Source data:
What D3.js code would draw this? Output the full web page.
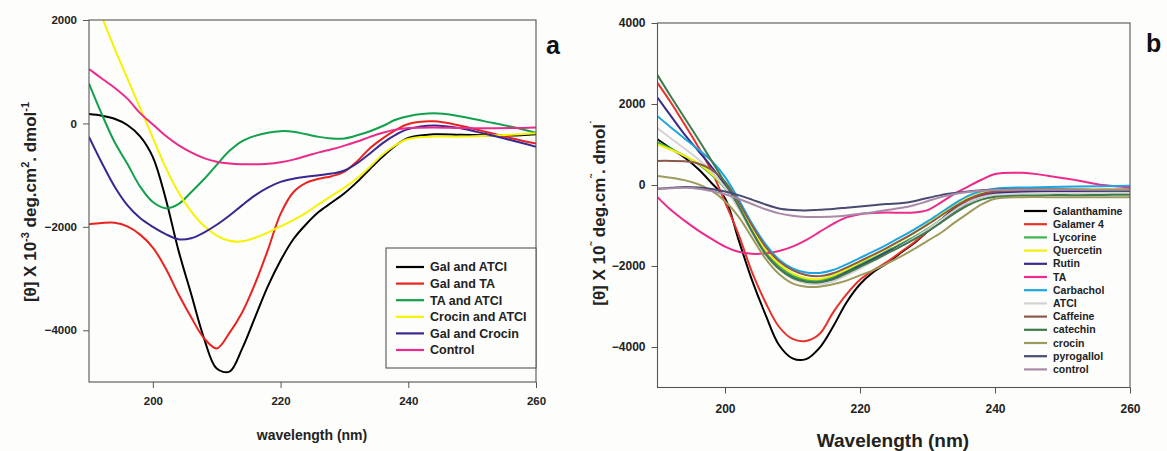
<!DOCTYPE html>
<html>
<head>
<meta charset="utf-8">
<script src="https://cdn.jsdelivr.net/npm/d3@7/dist/d3.min.js"></script>
<style>
  html, body { margin: 0; padding: 0; background: #fdfdfb; }
  svg { display: block; font-family: "Liberation Sans", Arial, sans-serif; }
  .tick text { font-weight: bold; fill: #222; }
</style>
</head>
<body>
<svg id="chart" width="1167" height="451"></svg>
<script>
// ---------- DATA ----------
const wavelengths = [190,192,194,196,198,200,202,204,206,208,210,212,214,216,218,220,222,224,226,228,230,232,234,236,238,240,244,248,252,256,260];
const xTicks = [200, 220, 240, 260];
const yTicksA = [2000, 0, -2000, -4000];
const yTicksB = [4000, 2000, 0, -2000, -4000];

// Panel a
const galAtci    = [180,150,90,-30,-250,-650,-1450,-2450,-3300,-4150,-4740,-4800,-4350,-3750,-3150,-2650,-2240,-1950,-1710,-1530,-1350,-1130,-880,-640,-430,-280,-210,-220,-230,-235,-210];
const galTa      = [-1950,-1925,-1920,-1990,-2150,-2400,-2800,-3300,-3750,-4150,-4350,-4050,-3650,-3100,-2450,-1750,-1330,-1150,-1070,-1020,-930,-730,-480,-290,-130,-10,40,-40,-160,-280,-390];
const taAtci     = [770,180,-360,-780,-1220,-1520,-1640,-1560,-1330,-1080,-800,-530,-340,-240,-180,-150,-160,-210,-260,-290,-290,-230,-150,-50,70,140,195,140,40,-60,-180];
const crocinAtci = [2650,2060,1450,870,300,-280,-850,-1330,-1700,-1980,-2170,-2270,-2280,-2210,-2110,-1990,-1870,-1730,-1560,-1400,-1240,-1060,-840,-600,-420,-300,-255,-255,-240,-220,-190];
const galCrocin  = [-260,-760,-1220,-1580,-1830,-2000,-2140,-2240,-2220,-2110,-1960,-1780,-1580,-1390,-1240,-1130,-1070,-1030,-1000,-970,-910,-770,-580,-380,-220,-110,-40,-90,-200,-320,-450];
const controlA   = [1050,870,690,480,200,-20,-240,-420,-560,-670,-740,-775,-790,-790,-780,-750,-700,-630,-560,-500,-430,-350,-260,-180,-120,-90,-80,-90,-95,-90,-80];
const namesA  = ["Gal and ATCI","Gal and TA","TA and ATCI","Crocin and ATCI","Gal and Crocin","Control"];
const colorsA = ["#000000","#e8231f","#12a04c","#f7f300","#3a2790","#ec2a8b"];

// Panel b
const galanthamine = [1130,900,680,400,50,-330,-1350,-2350,-3200,-3950,-4280,-4300,-4020,-3500,-2900,-2450,-2150,-1930,-1680,-1440,-1150,-860,-580,-380,-250,-200,-180,-180,-180,-180,-170];
const galamer4     = [2520,2030,1500,950,350,-420,-1220,-2150,-2900,-3500,-3800,-3850,-3680,-3150,-2700,-2340,-2100,-1900,-1660,-1420,-1150,-870,-600,-390,-260,-200,-170,-170,-165,-160,-150];
const lycorine     = [1050,900,720,520,250,-80,-560,-1150,-1650,-2000,-2230,-2340,-2350,-2270,-2120,-1960,-1800,-1630,-1460,-1280,-1080,-860,-620,-420,-290,-220,-190,-185,-180,-175,-170];
const quercetin    = [1000,870,720,540,280,-50,-520,-1100,-1600,-1950,-2180,-2300,-2320,-2230,-2080,-1910,-1740,-1560,-1380,-1180,-960,-720,-480,-290,-170,-120,-100,-100,-100,-100,-100];
const rutin        = [2160,1700,1250,850,450,0,-550,-1150,-1700,-2060,-2280,-2390,-2400,-2320,-2160,-2000,-1830,-1660,-1490,-1310,-1110,-880,-640,-430,-290,-210,-170,-160,-150,-140,-130];
const ta           = [-300,-620,-880,-1120,-1330,-1520,-1650,-1700,-1690,-1630,-1520,-1360,-1160,-960,-800,-720,-690,-680,-685,-680,-620,-430,-220,-40,130,270,300,225,120,0,-60];
const carbachol    = [1700,1420,1150,880,600,200,-350,-950,-1460,-1840,-2060,-2160,-2170,-2100,-1960,-1800,-1640,-1470,-1290,-1100,-900,-680,-460,-270,-150,-90,-60,-50,-40,-30,-20];
const atcl         = [1400,1150,900,640,330,-60,-580,-1170,-1700,-2080,-2320,-2430,-2450,-2380,-2230,-2060,-1880,-1700,-1510,-1310,-1100,-870,-630,-430,-300,-240,-210,-200,-200,-200,-200];
const caffeine     = [595,595,585,530,380,80,-420,-1000,-1520,-1880,-2100,-2220,-2250,-2180,-2040,-1880,-1720,-1550,-1370,-1180,-980,-760,-540,-350,-220,-160,-130,-120,-120,-120,-110];
const catechin     = [2714,2180,1660,1140,600,60,-520,-1150,-1700,-2070,-2290,-2390,-2400,-2330,-2180,-2020,-1860,-1690,-1520,-1340,-1150,-930,-700,-500,-360,-290,-260,-250,-250,-245,-240];
const crocin       = [224,180,120,20,-140,-400,-780,-1300,-1820,-2200,-2430,-2510,-2510,-2450,-2360,-2230,-2100,-1940,-1770,-1580,-1380,-1180,-930,-700,-480,-340,-300,-300,-300,-300,-300];
const pyrogallol   = [-90,-70,-50,-60,-100,-160,-250,-360,-480,-580,-620,-630,-610,-590,-560,-530,-500,-470,-450,-400,-320,-250,-200,-160,-130,-115,-110,-110,-115,-130,-150];
const controlB     = [-90,-80,-70,-90,-150,-230,-340,-470,-600,-700,-760,-790,-790,-780,-750,-710,-670,-620,-570,-500,-400,-300,-220,-170,-140,-125,-120,-120,-120,-120,-120];
const namesB  = ["Galanthamine","Galamer 4","Lycorine","Quercetin","Rutin","TA","Carbachol","ATCI","Caffeine","catechin","crocin","pyrogallol","control"];
const colorsB = ["#000000","#e8312a","#3cb54b","#f2ee10","#3a2a8a","#ec2a8c","#1ca6df","#d3d3d3","#8a5a4a","#3f7a4a","#9c9a5c","#4a4a72","#a88aa8"];

const seriesA = [galAtci, galTa, taAtci, crocinAtci, galCrocin, controlA];
const seriesB = [galanthamine, galamer4, lycorine, quercetin, rutin, ta, carbachol, atcl, caffeine, catechin, crocin, pyrogallol, controlB];

// ---------- DRAW ----------
const svg = d3.select("#chart");

function panel(cfg) {
  const x = d3.scaleLinear().domain([190, 260]).range([cfg.left, cfg.right]);
  const y = d3.scaleLinear().domain(cfg.yDomain).range([cfg.bottom, cfg.top]);
  const g = svg.append("g");

  const clipId = "clip-" + cfg.id;
  svg.append("clipPath").attr("id", clipId).append("rect")
    .attr("x", cfg.left).attr("y", cfg.top)
    .attr("width", cfg.right - cfg.left).attr("height", cfg.bottom - cfg.top);

  const line = d3.line()
    .x(d => x(d[0])).y(d => y(d[1]))
    .curve(d3.curveCatmullRom.alpha(0.5));

  const lines = g.append("g").attr("clip-path", `url(#${clipId})`);
  cfg.series.forEach((s, i) => {
    lines.append("path")
      .datum(wavelengths.map((w, k) => [w, s[k]]))
      .attr("fill", "none")
      .attr("stroke", cfg.colors[i])
      .attr("stroke-width", cfg.lw)
      .attr("d", line);
  });

  // frame
  g.append("rect")
    .attr("x", cfg.left).attr("y", cfg.top)
    .attr("width", cfg.right - cfg.left).attr("height", cfg.bottom - cfg.top)
    .attr("fill", "none").attr("stroke", "#555").attr("stroke-width", 1.1);

  const ax = g.append("g").attr("transform", `translate(0,${cfg.bottom})`)
    .call(d3.axisBottom(x).tickValues(xTicks).tickSize(6).tickPadding(cfg.xPad).tickFormat(d3.format("d")));
  ax.select(".domain").remove();
  ax.selectAll(".tick line").attr("stroke", "#555");
  ax.selectAll(".tick text").attr("font-size", cfg.tickFont).attr("font-family", "Liberation Sans, Arial");

  const ay = g.append("g").attr("transform", `translate(${cfg.left},0)`)
    .call(d3.axisLeft(y).tickValues(cfg.yTicks).tickSize(6).tickPadding(cfg.yPad).tickFormat(d3.format("d")));
  ay.select(".domain").remove();
  ay.selectAll(".tick line").attr("stroke", "#555");
  ay.selectAll(".tick text").attr("font-size", cfg.tickFont).attr("font-family", "Liberation Sans, Arial");

  return { x, y, g };
}

// Panel a
const pa = panel({
  id: "a", left: 89, right: 536, top: 20, bottom: 382,
  yDomain: [-5000, 2000], yTicks: yTicksA, series: seriesA, colors: colorsA,
  lw: 2, tickFont: 11.5, xPad: 9, yPad: 6
});
// Panel b
const pb = panel({
  id: "b", left: 657.5, right: 1130, top: 23, bottom: 387.5,
  yDomain: [-5000, 4000], yTicks: yTicksB, series: seriesB, colors: colorsB,
  lw: 2, tickFont: 12, xPad: 11, yPad: 6
});

// Legend a
const la = svg.append("g");
la.append("rect").attr("x", 386).attr("y", 248).attr("width", 150).attr("height", 120)
  .attr("fill", "#fdfdfb").attr("stroke", "#555").attr("stroke-width", 1.1);
namesA.forEach((n, i) => {
  const yy = 267 + i * 16.6;
  la.append("line").attr("x1", 396).attr("x2", 424).attr("y1", yy).attr("y2", yy)
    .attr("stroke", colorsA[i]).attr("stroke-width", 2.2);
  la.append("text").attr("x", 430).attr("y", yy).attr("dy", "0.35em")
    .attr("font-size", 12.5).attr("font-weight", "bold").attr("fill", "#222").text(n);
});

// Legend b
const lb = svg.append("g");
namesB.forEach((n, i) => {
  const yy = 211 + i * 13.2;
  lb.append("line").attr("x1", 1024).attr("x2", 1047).attr("y1", yy).attr("y2", yy)
    .attr("stroke", colorsB[i]).attr("stroke-width", 2.2);
  lb.append("text").attr("x", 1053).attr("y", yy).attr("dy", "0.35em")
    .attr("font-size", 10.5).attr("font-weight", "bold").attr("fill", "#222").text(n);
});

// Axis titles
svg.append("text").attr("x", 312).attr("y", 440).attr("text-anchor", "middle")
  .attr("font-size", 14).attr("font-weight", "bold").attr("fill", "#222").text("wavelength (nm)");
svg.append("text").attr("x", 893).attr("y", 447).attr("text-anchor", "middle")
  .attr("font-size", 19).attr("font-weight", "bold").attr("fill", "#222").text("Wavelength (nm)");

function yTitle(cx, cy, sups) {
  const t = svg.append("text")
    .attr("transform", `translate(${cx},${cy}) rotate(-90)`)
    .attr("text-anchor", "middle")
    .attr("font-size", 17).attr("font-weight", "bold").attr("fill", "#222");
  t.append("tspan").text("[θ] X 10");
  t.append("tspan").attr("dy", -7).attr("font-size", 11).text(sups[0]);
  t.append("tspan").attr("dy", 7).text(" deg.cm");
  t.append("tspan").attr("dy", -7).attr("font-size", 11).text(sups[1]);
  t.append("tspan").attr("dy", 7).text(". dmol");
  t.append("tspan").attr("dy", -7).attr("font-size", 11).text(sups[2]);
}
yTitle(36, 202, ["-3", "2", "-1"]);
yTitle(605, 213, ["˜", "˜", "˙"]);

// Panel labels
svg.append("text").attr("x", 546).attr("y", 54).attr("font-size", 25).attr("font-weight", "bold").attr("fill", "#111").text("a");
svg.append("text").attr("x", 1146).attr("y", 52).attr("font-size", 25).attr("font-weight", "bold").attr("fill", "#111").text("b");
</script>
</body>
</html>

Exercise directions: Set down again, exactly, the lines of the material above from its first line to the one with "const yTicksB = [4000, 2000, 0, -2000, -4000];", inclusive. Leave the pictures out.

Solution to this task:
What D3.js code would draw this? Output the full web page.
<!DOCTYPE html>
<html>
<head>
<meta charset="utf-8">
<script src="https://cdn.jsdelivr.net/npm/d3@7/dist/d3.min.js"></script>
<style>
  html, body { margin: 0; padding: 0; background: #fdfdfb; }
  svg { display: block; font-family: "Liberation Sans", Arial, sans-serif; }
  .tick text { font-weight: bold; fill: #222; }
</style>
</head>
<body>
<svg id="chart" width="1167" height="451"></svg>
<script>
// ---------- DATA ----------
const wavelengths = [190,192,194,196,198,200,202,204,206,208,210,212,214,216,218,220,222,224,226,228,230,232,234,236,238,240,244,248,252,256,260];
const xTicks = [200, 220, 240, 260];
const yTicksA = [2000, 0, -2000, -4000];
const yTicksB = [4000, 2000, 0, -2000, -4000];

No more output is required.